LABOURDETTE M. o.p., Vices et péchés. « Grand cours » de théologie morale, t. 4, coll. Bibliothèque de la Revue thomiste, Paris, Parole et Silence, 2017. Parue dans la Nouvelle Revue Théologique (NRT) 140 (2018) n° 3, p. 498.
La publication des 15 vol. du Grand cours de théologie morale élaboré par le dominicain moraliste de la province de Toulouse (1908-1990) se poursuit à un bon rythme. Pour le détail de la méthode et des critiques générales, je renvoie à ce qui fut dit lors des autres recensions.
La matière traitée couvre ici les questions 71 à 89, avec une exception pour les questions 81 à 83, sur le péché originel, auquel, du fait de la complexité et de la richesse de la problématique actuelle, un vol. à part sera consacré. Elle se répartit avec grande rigueur en 4 domaines : nature, sujets, causes et effets du péché. Commentant avec autant de précision que de clarté le texte thomasien article par article, le p. Labourdette détaille particulièrement dans ses annotations l’omission (p. 40-45), la définition thomasienne du péché (p. 45-51), le péché de «sensualité» qui offre l’occasion d’un précieux excursus (p. 94-107), le consensus dans la délectation (p. 121-128), le péché par ignorance (p. 144-154), la causalité divine dans le péché (p. 193-206), la peine en général (p. 231-236), la différence spécifique entre péché mortel et péché véniel (p. 261-273).

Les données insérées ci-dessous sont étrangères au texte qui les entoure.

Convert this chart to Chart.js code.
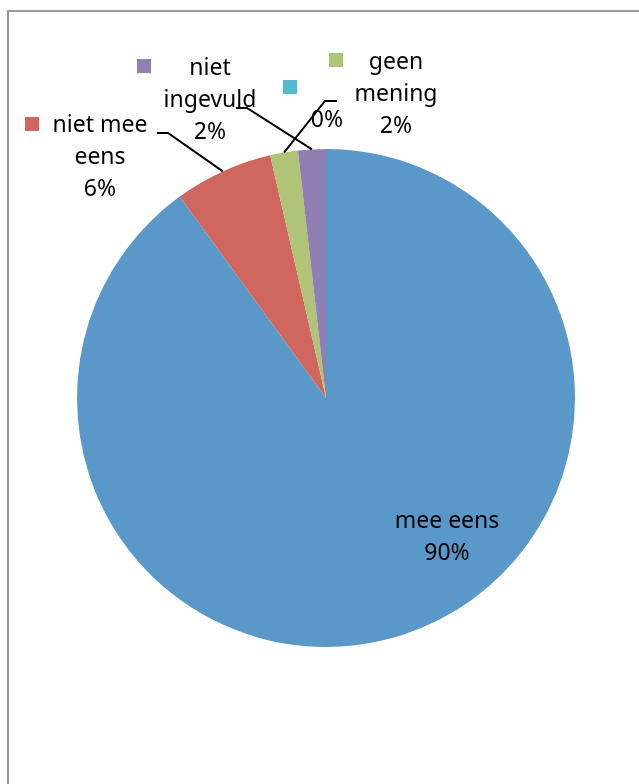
<!DOCTYPE html>
<html>
<head>
<meta charset="utf-8">
<script src="https://cdn.jsdelivr.net/npm/chart.js@4/dist/chart.umd.min.js"></script>
<style>
    html, body { margin: 0; padding: 0; background: #fff; }
    #wrap { position: relative; width: 639px; height: 784px; overflow: hidden; }
    #frame {
        position: absolute; left: 7px; top: 10px; width: 700px; height: 800px;
        border-left: 2px solid #999; border-top: 2px solid #999;
    }
    #pieChart { position: absolute; left: 0; top: 0; }
</style>
</head>
<body>
<div id="wrap">
    <div id="frame"></div>
    <canvas id="pieChart" width="639" height="784"></canvas>
</div>
<script>
(function() {
    'use strict';

    // data, in drawing order (clockwise from 12 o'clock)
    const categories = ['mee eens', 'niet mee eens', 'geen mening', '', 'niet ingevuld'];
    const shares = [90, 6.4, 1.8, 0, 1.8];
    const colors = ['#5998C8', '#D0675F', '#AFC476', '#55B9D0', '#917FB4'];

    // where the data labels sit (text centre x, first line y, key centre, leader elbow)
    const labelLayout = [
        { lines: ['mee eens'], x: 447, y: 521 },
        { lines: ['niet mee', 'eens'], x: 100, y: 125, key: [32, 124], elbow: [[168, 133], [157, 133]] },
        { lines: ['geen', 'mening'], x: 396, y: 62, key: [336, 60], elbow: [[325, 101], [337, 101]] },
        { lines: [''], x: 327, y: 88, key: [290, 87] },
        { lines: ['niet', 'ingevuld'], x: 210, y: 68, key: [144, 66], elbow: [[247, 108], [236, 108]] }
    ];
    const lineHeight = 32;

    const total = shares.reduce(function(a, b) { return a + b; }, 0);

    const pieLabels = {
        id: 'pieLabels',
        afterDatasetsDraw: function(chart) {
            const ctx = chart.ctx;
            const meta = chart.getDatasetMeta(0);
            ctx.save();
            ctx.font = '23px "Noto Sans"';
            ctx.textAlign = 'center';
            ctx.textBaseline = 'middle';

            meta.data.forEach(function(arc, i) {
                const lay = labelLayout[i];
                const pct = Math.round(shares[i] / total * 100) + '%';
                const lines = lay.lines.concat([pct]);

                // leader line from the slice edge
                if (lay.elbow) {
                    const p = arc.getProps(['x', 'y', 'startAngle', 'endAngle', 'outerRadius'], true);
                    const mid = (p.startAngle + p.endAngle) / 2;
                    ctx.beginPath();
                    ctx.moveTo(p.x + Math.cos(mid) * p.outerRadius, p.y + Math.sin(mid) * p.outerRadius);
                    lay.elbow.forEach(function(pt) { ctx.lineTo(pt[0], pt[1]); });
                    ctx.strokeStyle = '#000';
                    ctx.lineWidth = 2;
                    ctx.stroke();
                }

                if (lay.key) {
                    ctx.fillStyle = colors[i];
                    ctx.fillRect(lay.key[0] - 7, lay.key[1] - 7, 14, 14);
                }

                ctx.fillStyle = '#000';
                lines.forEach(function(t, k) {
                    if (t) ctx.fillText(t, lay.x, lay.y + k * lineHeight);
                });
            });
            ctx.restore();
        }
    };

    function initPie() {
        const canvas = document.getElementById('pieChart');
        if (typeof Chart === 'undefined') {
            console.warn('Chart.js not loaded');
            return;
        }
        new Chart(canvas.getContext('2d'), {
            type: 'pie',
            data: {
                labels: categories,
                datasets: [{
                    data: shares,
                    backgroundColor: colors,
                    borderWidth: 0
                }]
            },
            options: {
                responsive: false,
                animation: false,
                layout: { padding: { left: 77, right: 64, top: 149, bottom: 137 } },
                plugins: {
                    legend: { display: false },
                    tooltip: { enabled: false }
                }
            },
            plugins: [pieLabels]
        });
    }

    document.addEventListener('DOMContentLoaded', initPie);
})();
</script>
</body>
</html>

Si l’ordre de parution qu’aucun préambule éditorial n’explique est quelque peu chaotique (la publication a commencé par la morale particulière – ST II-II – pour s’arrêter à la prudence, puis a continué par la morale générale – ST I-II – en sautant le traité du bonheur), le contenu est toujours passionnant et riche d’observations très précieuses pour le confesseur (comme pour le pénitent !). L’on regrettera que, inexplicablement, le p. Labourdette accorde si peu d’attention à la causalité démoniaque du péché (q. 80) et aux péchés capitaux (q. 84). Heureusement, une récente thèse, ici recensée, comble le premier point (cf. J.-B. GOLFIER, Tactiques du diable et délivrances, p. 516). Quant au fond, si l’on sera vivement éclairé de trouver dans le débat entre Thomas et Duns Scot, limpidement exposé par l’A., les germes du conséquentialisme et la détermination décisive de l’encyclique Veritatis splendor (p. 45-51), en revanche, l’on pourra interroger une conception de la liberté (ou plutôt de la volonté libre) qui accorde aussi peu à la profondeur de l’autodétermination et la reconduit tant aux motivations rationnelles et aux dispositions affectives (en partic. p. 187-190). Mais c’est demander à Thomas d’anticiper des questions qui ne trouveront tout leur poids qu’avec la modernité, en particulier avec Kant.